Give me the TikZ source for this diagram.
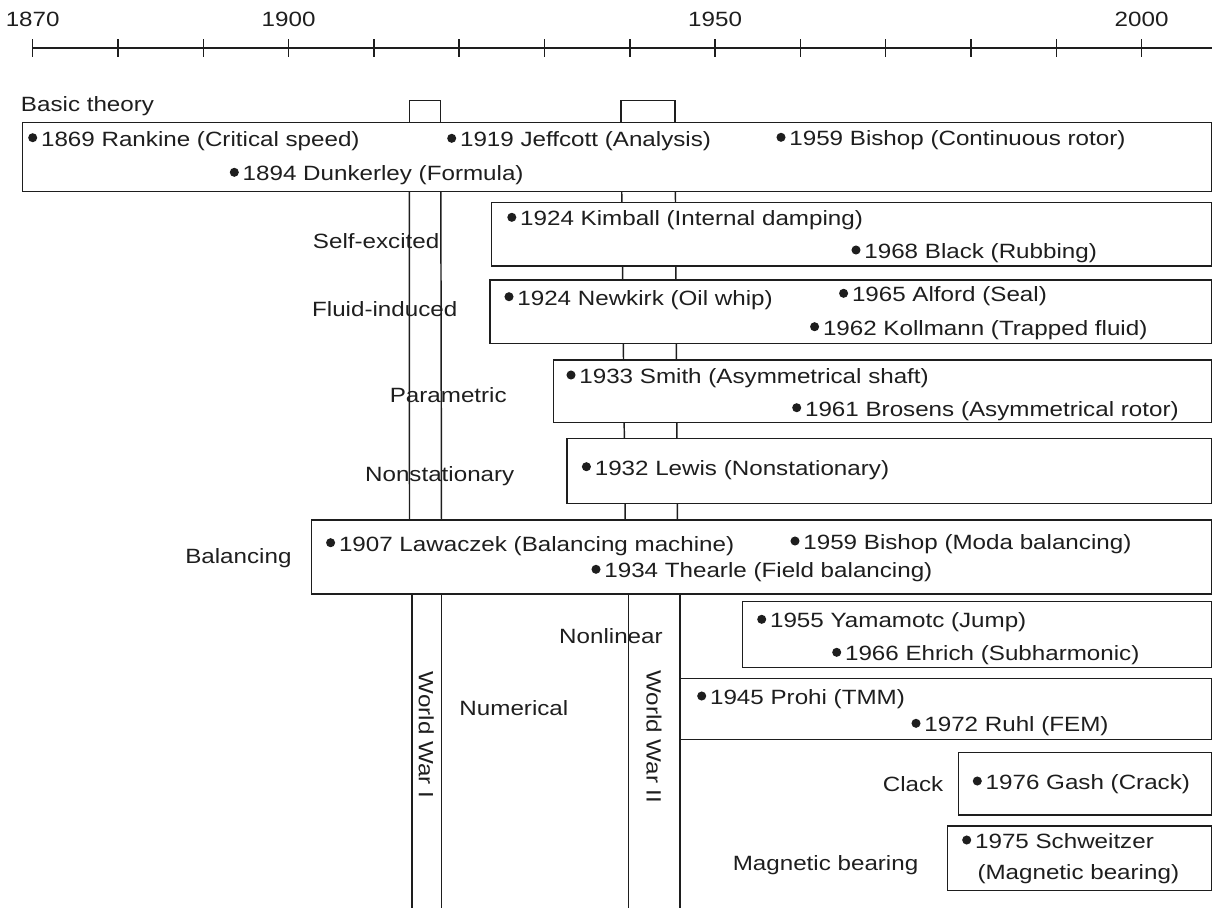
\documentclass[tikz,border=0pt]{standalone}
\usepackage{fontspec}
\setmainfont{Liberation Sans}[FakeStretch=1.17]
\definecolor{ink}{RGB}{30,30,30}
\begin{document}
\begin{tikzpicture}[x=0.75pt,y=-0.75pt,
  every node/.style={font=\fontsize{15.5pt}{18pt}\selectfont, text=ink, inner sep=0pt, outer sep=0pt},
  ln/.style={draw=ink, line width=1.1pt},
  axisline/.style={draw=ink, line width=1.5pt},
  tickline/.style={draw=ink, line width=1.1pt},
  catbox/.style={draw=ink, line width=1.1pt, fill=white},
  yearlab/.style={anchor=base},
  catlab/.style={anchor=base east},
  evtxt/.style={anchor=base west, xshift=6.3pt, yshift=-6.5pt},
  evdot/.style={circle, fill=ink, minimum size=6.8pt, inner sep=0pt},
  warlab/.style={rotate=-90, anchor=center}
]
\useasboundingbox (0,0) rectangle (1213,908);
\newcommand\evt[4]{\node[evdot] (#1d) at (#2,#3) {}; \node[evtxt] (#1) at (#2,#3) {#4};}

% time axis
\draw[axisline] (32.7,47.7) -- (1212,47.7);
\foreach \i in {0,...,13} \draw[tickline] ({32.7+\i*85.3},39.3) -- ({32.7+\i*85.3},57.3);
\node[yearlab] (y1870) at (32.7,26) {1870};
\node[yearlab] (y1900) at (288.6,26) {1900};
\node[yearlab] (y1950) at (715.1,26) {1950};
\node[yearlab] (y2000) at (1141.6,26) {2000};

% world war bands
\draw[ln] (409.3,100.7) rectangle (440.7,122.3);
\draw[ln] (621,100.7) rectangle (675,122.3);
\draw[ln] (409.3,122.3) -- (409.5,530);
\draw[ln] (440.7,122.3) -- (441.5,530);
\draw[ln] (621,122.3) -- (625.3,530);
\draw[ln] (675,122.3) -- (677.5,530);
\draw[ln] (411.8,590) -- (411.8,908);
\draw[ln] (441.7,590) -- (441.7,908);
\draw[ln] (628.7,590) -- (628.7,908);
\draw[ln] (680,590) -- (680,908);

% category boxes
\draw[catbox] (22.7,122.3) rectangle (1211.6,191.7);
\draw[catbox] (491.7,202.7) rectangle (1211.6,266);
\draw[catbox] (490,280) rectangle (1211.6,343.3);
\draw[catbox] (553.7,360) rectangle (1211.6,422.7);
\draw[catbox] (567,438.3) rectangle (1211.6,503.3);
\draw[catbox] (311.3,520) rectangle (1211.6,594);
\draw[catbox] (742.7,601.7) rectangle (1211.6,667.3);
\draw[ln] (680,678.3) -- (1211.6,678.3) -- (1211.6,739.3) -- (680,739.3);
\draw[catbox] (958.3,752.3) rectangle (1211.6,815);
\draw[catbox] (947.3,826) rectangle (1211.6,890.7);

% category labels
\node[anchor=base west] (lbasic) at (21,111.7) {Basic theory};
\node[catlab] (lself) at (439.3,248.3) {Self-excited};
\node[catlab] (lfluid) at (457.3,316.7) {Fluid-induced};
\node[catlab] (lparam) at (506.7,402.7) {Parametric};
\node[catlab] (lnonst) at (514.3,481.7) {Nonstationary};
\node[catlab] (lbal) at (291.5,563) {Balancing};
\node[catlab] (lnonlin) at (662.7,643.3) {Nonlinear};
\node[catlab] (lnum) at (568.3,715) {Numerical};
\node[catlab] (lclack) at (943.3,791.7) {Clack};
\node[catlab] (lmag) at (918.3,870) {Magnetic bearing};
\node[warlab] (ww1) at (426.3,735) {World War I};
\node[warlab] (ww2) at (654,736.7) {World War II};

% events
\evt{rankine}{32.7}{137.7}{1869 Rankine (Critical speed)}
\evt{dunkerley}{234.3}{172.3}{1894 Dunkerley (Formula)}
\evt{jeffcott}{451.7}{138.3}{1919 Jeffcott (Analysis)}
\evt{bishopa}{781}{137.3}{1959 Bishop (Continuous rotor)}
\evt{kimball}{511.8}{217.3}{1924 Kimball (Internal damping)}
\evt{black}{856}{250}{1968 Black (Rubbing)}
\evt{newkirk}{509}{296.7}{1924 Newkirk (Oil whip)}
\evt{alford}{843.6}{293.3}{1965 Alford (Seal)}
\evt{kollmann}{814.6}{326.7}{1962 Kollmann (Trapped fluid)}
\evt{smith}{571}{375}{1933 Smith (Asymmetrical shaft)}
\evt{brosens}{796.7}{407.7}{1961 Brosens (Asymmetrical rotor)}
\evt{lewis}{586.4}{466.7}{1932 Lewis (Nonstationary)}
\evt{lawaczek}{330.6}{542.7}{1907 Lawaczek (Balancing machine)}
\evt{bishopb}{795}{541}{1959 Bishop (Moda balancing)}
\evt{thearle}{596}{569.3}{1934 Thearle (Field balancing)}
\evt{yamamotc}{761.7}{619.3}{1955 Yamamotc (Jump)}
\evt{ehrich}{836.7}{652.3}{1966 Ehrich (Subharmonic)}
\evt{prohi}{701.7}{696}{1945 Prohi (TMM)}
\evt{ruhl}{916}{723.3}{1972 Ruhl (FEM)}
\evt{gash}{977.3}{781}{1976 Gash (Crack)}
\evt{schweitzer}{966.7}{840}{1975 Schweitzer}
\node[anchor=base west] (schweitzerb) at (977.5,879) {(Magnetic bearing)};
\end{tikzpicture}
\end{document}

☆ ☆ ☆ ☆ ☆

= DESCRIPTION OF THE TASK =
Restate the whole of the material word for word without the pictures.

= TASK SOLUTION =
Give me the TikZ source for this diagram.
\documentclass[tikz,border=0pt]{standalone}
\usepackage{fontspec}
\setmainfont{Liberation Sans}[FakeStretch=1.17]
\definecolor{ink}{RGB}{30,30,30}
\begin{document}
\begin{tikzpicture}[x=0.75pt,y=-0.75pt,
  every node/.style={font=\fontsize{15.5pt}{18pt}\selectfont, text=ink, inner sep=0pt, outer sep=0pt},
  ln/.style={draw=ink, line width=1.1pt},
  axisline/.style={draw=ink, line width=1.5pt},
  tickline/.style={draw=ink, line width=1.1pt},
  catbox/.style={draw=ink, line width=1.1pt, fill=white},
  yearlab/.style={anchor=base},
  catlab/.style={anchor=base east},
  evtxt/.style={anchor=base west, xshift=6.3pt, yshift=-6.5pt},
  evdot/.style={circle, fill=ink, minimum size=6.8pt, inner sep=0pt},
  warlab/.style={rotate=-90, anchor=center}
]
\useasboundingbox (0,0) rectangle (1213,908);
\newcommand\evt[4]{\node[evdot] (#1d) at (#2,#3) {}; \node[evtxt] (#1) at (#2,#3) {#4};}

% time axis
\draw[axisline] (32.7,47.7) -- (1212,47.7);
\foreach \i in {0,...,13} \draw[tickline] ({32.7+\i*85.3},39.3) -- ({32.7+\i*85.3},57.3);
\node[yearlab] (y1870) at (32.7,26) {1870};
\node[yearlab] (y1900) at (288.6,26) {1900};
\node[yearlab] (y1950) at (715.1,26) {1950};
\node[yearlab] (y2000) at (1141.6,26) {2000};

% world war bands
\draw[ln] (409.3,100.7) rectangle (440.7,122.3);
\draw[ln] (621,100.7) rectangle (675,122.3);
\draw[ln] (409.3,122.3) -- (409.5,530);
\draw[ln] (440.7,122.3) -- (441.5,530);
\draw[ln] (621,122.3) -- (625.3,530);
\draw[ln] (675,122.3) -- (677.5,530);
\draw[ln] (411.8,590) -- (411.8,908);
\draw[ln] (441.7,590) -- (441.7,908);
\draw[ln] (628.7,590) -- (628.7,908);
\draw[ln] (680,590) -- (680,908);

% category boxes
\draw[catbox] (22.7,122.3) rectangle (1211.6,191.7);
\draw[catbox] (491.7,202.7) rectangle (1211.6,266);
\draw[catbox] (490,280) rectangle (1211.6,343.3);
\draw[catbox] (553.7,360) rectangle (1211.6,422.7);
\draw[catbox] (567,438.3) rectangle (1211.6,503.3);
\draw[catbox] (311.3,520) rectangle (1211.6,594);
\draw[catbox] (742.7,601.7) rectangle (1211.6,667.3);
\draw[ln] (680,678.3) -- (1211.6,678.3) -- (1211.6,739.3) -- (680,739.3);
\draw[catbox] (958.3,752.3) rectangle (1211.6,815);
\draw[catbox] (947.3,826) rectangle (1211.6,890.7);

% category labels
\node[anchor=base west] (lbasic) at (21,111.7) {Basic theory};
\node[catlab] (lself) at (439.3,248.3) {Self-excited};
\node[catlab] (lfluid) at (457.3,316.7) {Fluid-induced};
\node[catlab] (lparam) at (506.7,402.7) {Parametric};
\node[catlab] (lnonst) at (514.3,481.7) {Nonstationary};
\node[catlab] (lbal) at (291.5,563) {Balancing};
\node[catlab] (lnonlin) at (662.7,643.3) {Nonlinear};
\node[catlab] (lnum) at (568.3,715) {Numerical};
\node[catlab] (lclack) at (943.3,791.7) {Clack};
\node[catlab] (lmag) at (918.3,870) {Magnetic bearing};
\node[warlab] (ww1) at (426.3,735) {World War I};
\node[warlab] (ww2) at (654,736.7) {World War II};

% events
\evt{rankine}{32.7}{137.7}{1869 Rankine (Critical speed)}
\evt{dunkerley}{234.3}{172.3}{1894 Dunkerley (Formula)}
\evt{jeffcott}{451.7}{138.3}{1919 Jeffcott (Analysis)}
\evt{bishopa}{781}{137.3}{1959 Bishop (Continuous rotor)}
\evt{kimball}{511.8}{217.3}{1924 Kimball (Internal damping)}
\evt{black}{856}{250}{1968 Black (Rubbing)}
\evt{newkirk}{509}{296.7}{1924 Newkirk (Oil whip)}
\evt{alford}{843.6}{293.3}{1965 Alford (Seal)}
\evt{kollmann}{814.6}{326.7}{1962 Kollmann (Trapped fluid)}
\evt{smith}{571}{375}{1933 Smith (Asymmetrical shaft)}
\evt{brosens}{796.7}{407.7}{1961 Brosens (Asymmetrical rotor)}
\evt{lewis}{586.4}{466.7}{1932 Lewis (Nonstationary)}
\evt{lawaczek}{330.6}{542.7}{1907 Lawaczek (Balancing machine)}
\evt{bishopb}{795}{541}{1959 Bishop (Moda balancing)}
\evt{thearle}{596}{569.3}{1934 Thearle (Field balancing)}
\evt{yamamotc}{761.7}{619.3}{1955 Yamamotc (Jump)}
\evt{ehrich}{836.7}{652.3}{1966 Ehrich (Subharmonic)}
\evt{prohi}{701.7}{696}{1945 Prohi (TMM)}
\evt{ruhl}{916}{723.3}{1972 Ruhl (FEM)}
\evt{gash}{977.3}{781}{1976 Gash (Crack)}
\evt{schweitzer}{966.7}{840}{1975 Schweitzer}
\node[anchor=base west] (schweitzerb) at (977.5,879) {(Magnetic bearing)};
\end{tikzpicture}
\end{document}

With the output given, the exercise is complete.